As eleições locais na Grã-Bretanha refletiram a ira dos trabalhadores contra o governo, mas as questões mais profundas estão apenas começando a surgir. E surgirão quando as frentes únicas de luta desenvolverem-se entre os diversos setores de trabalhadores, sindicatos e comunidades e estes, por sua vez, possam constituir uma frente única de todos os explorados, ao mesmo tempo em que seja construído um partido da Liga Internacional dos Trabalhadores capaz de dirigir os trabalhadores rumo à tomada do poder.



[1] O Partido Democrata-Liberal nasceu em 1988 da fusão da maioria do Partido Liberal com o Partido Social-democrata (uma ruptura do trabalhismo). Atualmente é o componente minoritário da coalizão de governo junto com o Partido Conservador.

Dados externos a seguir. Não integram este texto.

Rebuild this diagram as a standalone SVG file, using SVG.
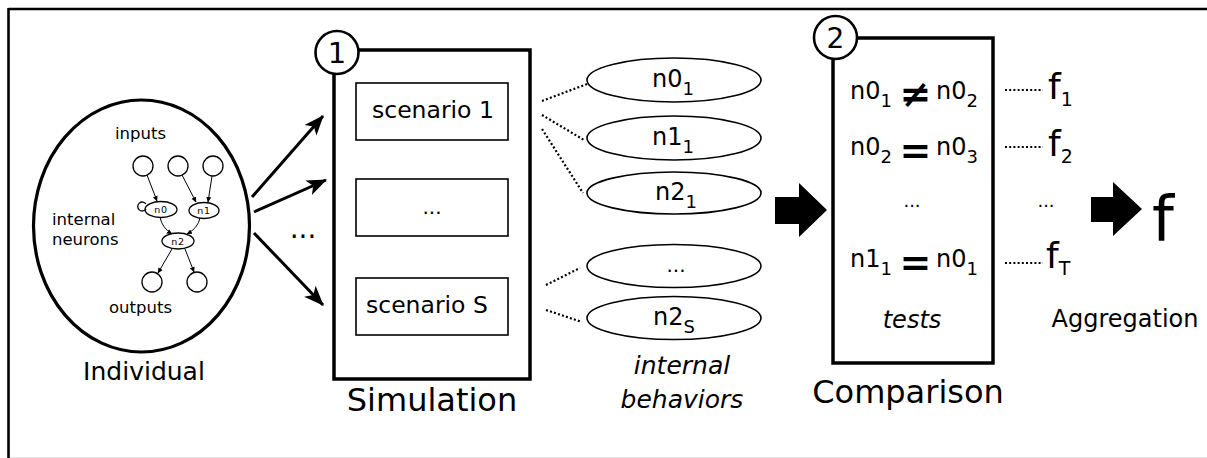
<svg xmlns="http://www.w3.org/2000/svg" width="1207" height="458" viewBox="0 0 1207 458">
<defs>
<style>
text{font-family:"DejaVu Sans","Liberation Sans",sans-serif;fill:#000}
.it{font-style:italic}
.thin{fill:none;stroke:#000;stroke-width:1.3}
.box{fill:#fff;stroke:#000;stroke-width:3.5}
.sbox{fill:#fff;stroke:#000;stroke-width:1.6}
.ell{fill:#fff;stroke:#000;stroke-width:1.6}
.arr{fill:none;stroke:#000;stroke-width:3;marker-end:url(#ah)}
.sarr{fill:none;stroke:#000;stroke-width:1;marker-end:url(#sah)}
.dot{fill:none;stroke:#000;stroke-width:2.2;stroke-dasharray:2 2.2}
.blk{fill:#000}
.eq{font-size:38px;font-weight:bold}
</style>
<marker id="ah" markerUnits="userSpaceOnUse" markerWidth="22" markerHeight="18" viewBox="0 0 22 18" refX="19" refY="9" orient="auto">
<path d="M0,1 L20,9 L0,17 L5,9 z" fill="#000"/>
</marker>
<marker id="sah" markerUnits="userSpaceOnUse" markerWidth="6" markerHeight="6" viewBox="0 0 6 6" refX="5" refY="3" orient="auto">
<path d="M0,0.5 L5.5,3 L0,5.5 z" fill="#000"/>
</marker>
</defs>
<rect x="0" y="0" width="1207" height="458" fill="#fff"/>
<g id="frame">
<line x1="8.5" y1="9" x2="1207" y2="9" stroke="#000" stroke-width="2.6"/>
<line x1="8.5" y1="8" x2="8.5" y2="458" stroke="#000" stroke-width="2.6"/>
<line x1="10" y1="457.5" x2="1207" y2="457.5" stroke="#e4e4e4" stroke-width="1"/>
</g>
<g id="connectors">
<line class="arr" x1="252" y1="197" x2="323" y2="116"/>
<line class="arr" x1="254" y1="212" x2="326" y2="180"/>
<line class="arr" x1="254" y1="233" x2="323" y2="305"/>
<line class="dot" x1="542" y1="101" x2="587" y2="84"/>
<line class="dot" x1="542" y1="115" x2="584" y2="140"/>
<line class="dot" x1="542" y1="129" x2="583" y2="193"/>
<line class="dot" x1="546" y1="285" x2="580" y2="268"/>
<line class="dot" x1="546" y1="310" x2="582" y2="322"/>
<line class="dot" x1="1005" y1="90" x2="1043" y2="90"/>
<line class="dot" x1="1005" y1="147" x2="1043" y2="147"/>
<line class="dot" x1="1005" y1="263" x2="1043" y2="263"/>
<polygon class="blk" points="775,197 799,197 799,183 827,210 799,237 799,224 775,224"/>
<polygon class="blk" points="1091,197 1113,197 1113,182 1142,209 1113,236 1113,222 1091,222"/>
<text x="303" y="238" font-size="28" text-anchor="middle">...</text>
</g>
<g id="individual">
<ellipse cx="141.5" cy="226" rx="108" ry="126" fill="#fff" stroke="#000" stroke-width="3.2"/>
<text x="140.5" y="139" font-size="16.5" text-anchor="middle">inputs</text>
<text x="52" y="225" font-size="16.5">internal</text>
<text x="52" y="245" font-size="16.5">neurons</text>
<text x="140.5" y="313" font-size="16.5" text-anchor="middle">outputs</text>
<text x="144" y="380" font-size="25" text-anchor="middle">Individual</text>
<circle class="thin" cx="143" cy="166" r="10"/>
<circle class="thin" cx="178" cy="166" r="10"/>
<circle class="thin" cx="213" cy="166" r="10"/>
<circle class="thin" cx="152" cy="282" r="10"/>
<circle class="thin" cx="197" cy="282" r="10"/>
<line class="sarr" x1="147" y1="175" x2="157" y2="201"/>
<line class="sarr" x1="182" y1="175" x2="196" y2="202"/>
<line class="sarr" x1="212" y1="176" x2="208" y2="202"/>
<path class="sarr" d="M160,217 Q162,228 172,234"/>
<path class="sarr" d="M200,218 Q198,228 187,234"/>
<line class="sarr" x1="172" y1="249" x2="158" y2="273"/>
<line class="sarr" x1="185" y1="249" x2="194" y2="272"/>
<path class="thin" d="M146,209 A4.5,4.5 0 1 1 146,204" stroke-width="1"/>
<ellipse class="thin" cx="161" cy="209.5" rx="16" ry="8" fill="#fff"/>
<ellipse class="thin" cx="204" cy="210.5" rx="15" ry="8" fill="#fff"/>
<ellipse class="thin" cx="178" cy="241" rx="16" ry="8" fill="#fff"/>
<text x="161" y="213" font-size="9.5" text-anchor="middle" letter-spacing="0.6">n0</text>
<text x="204" y="214" font-size="9.5" text-anchor="middle" letter-spacing="0.6">n1</text>
<text x="178" y="245" font-size="9.5" text-anchor="middle" letter-spacing="0.6">n2</text>
</g>
<g id="simulation">
<rect class="box" x="334" y="50" width="196" height="329"/>
<circle cx="337" cy="52.5" r="21.5" fill="#fff" stroke="#000" stroke-width="2.6"/>
<text x="337" y="63" font-size="29" text-anchor="middle">1</text>
<rect class="sbox" x="356" y="83" width="152" height="57"/>
<rect class="sbox" x="356" y="179" width="152" height="57"/>
<rect class="sbox" x="356" y="278" width="152" height="57"/>
<text x="372" y="118" font-size="23.5">scenario 1</text>
<text x="432" y="214" font-size="20" text-anchor="middle">...</text>
<text x="366" y="313" font-size="23.5">scenario S</text>
<text x="432" y="411" font-size="32" text-anchor="middle">Simulation</text>
</g>
<g id="behaviors">
<ellipse class="ell" cx="674" cy="80" rx="87" ry="22"/>
<ellipse class="ell" cx="674" cy="138" rx="87" ry="22"/>
<ellipse class="ell" cx="674" cy="193" rx="87" ry="21"/>
<ellipse class="ell" cx="674" cy="266" rx="87" ry="21.5"/>
<ellipse class="ell" cx="674" cy="318" rx="87" ry="21.5"/>
<text x="652" y="87" font-size="24">n0<tspan font-size="18" dy="8">1</tspan></text>
<text x="652" y="145" font-size="24">n1<tspan font-size="18" dy="8">1</tspan></text>
<text x="655" y="200" font-size="24">n2<tspan font-size="18" dy="8">1</tspan></text>
<text x="676" y="272" font-size="20" text-anchor="middle">...</text>
<text x="653" y="325" font-size="24">n2<tspan font-size="18" dy="8">S</tspan></text>
<text class="it" x="682" y="374" font-size="25" text-anchor="middle">internal</text>
<text class="it" x="682" y="408" font-size="25" text-anchor="middle">behaviors</text>
</g>
<g id="comparison">
<rect class="box" x="833" y="38" width="160" height="325"/>
<circle cx="835.5" cy="37.5" r="21.5" fill="#fff" stroke="#000" stroke-width="2.6"/>
<text x="835.5" y="48" font-size="28" text-anchor="middle">2</text>
<text x="850" y="99" font-size="24">n0<tspan font-size="18" dy="8">1</tspan></text>
<text class="eq" x="915.5" y="107" text-anchor="middle">≠</text>
<text x="936" y="99" font-size="24">n0<tspan font-size="18" dy="8">2</tspan></text>
<text x="850" y="155" font-size="24">n0<tspan font-size="18" dy="8">2</tspan></text>
<text class="eq" x="915.5" y="163" text-anchor="middle">=</text>
<text x="936" y="155" font-size="24">n0<tspan font-size="18" dy="8">3</tspan></text>
<text x="912" y="207" font-size="18" text-anchor="middle">...</text>
<text x="850" y="267" font-size="24">n1<tspan font-size="18" dy="8">1</tspan></text>
<text class="eq" x="915.5" y="275" text-anchor="middle">=</text>
<text x="936" y="267" font-size="24">n0<tspan font-size="18" dy="8">1</tspan></text>
<text class="it" x="912" y="328" font-size="24" text-anchor="middle">tests</text>
<text x="908" y="403" font-size="32" text-anchor="middle">Comparison</text>
</g>
<g id="aggregation">
<text x="1048" y="99" font-size="36">f<tspan font-size="19" dy="7">1</tspan></text>
<text x="1048" y="156" font-size="36">f<tspan font-size="19" dy="7">2</tspan></text>
<text x="1046" y="207" font-size="18" text-anchor="middle">...</text>
<text x="1046" y="268" font-size="36">f<tspan font-size="19" dy="7">T</tspan></text>
<text x="1125" y="327" font-size="24" text-anchor="middle">Aggregation</text>
<text x="1152" y="240" font-size="62">f</text>
</g>
</svg>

[2] A Inglaterra tem um sistema complexo de governos locais, baseados em Conselhos com funções executivas e legislativas (em apenas doze cidades existem prefeitos). Os Conselhos são eleitos em níveis municipais, distritais e em bairros, sendo que este arranjo varia em cada cidade e região. Na Grande Londres, por exemplo, existem 32 Conselhos distritais e o Conselho da “City of London” (região central). Além dos serviços públicos nacionais, existem alguns serviços oferecidos pelos Conselhos.

[3] SNP: Scottish National Party (Partido Nacional Escocês).

[4] Tartan: o tradicional tecido xadrez usado pelos escoceses em suas vestimentas típicas.

[5] PFI: Private Finance Iniciative, semelhante às Parcerias Público-Privadas (PPP) no Brasil e em Portugal.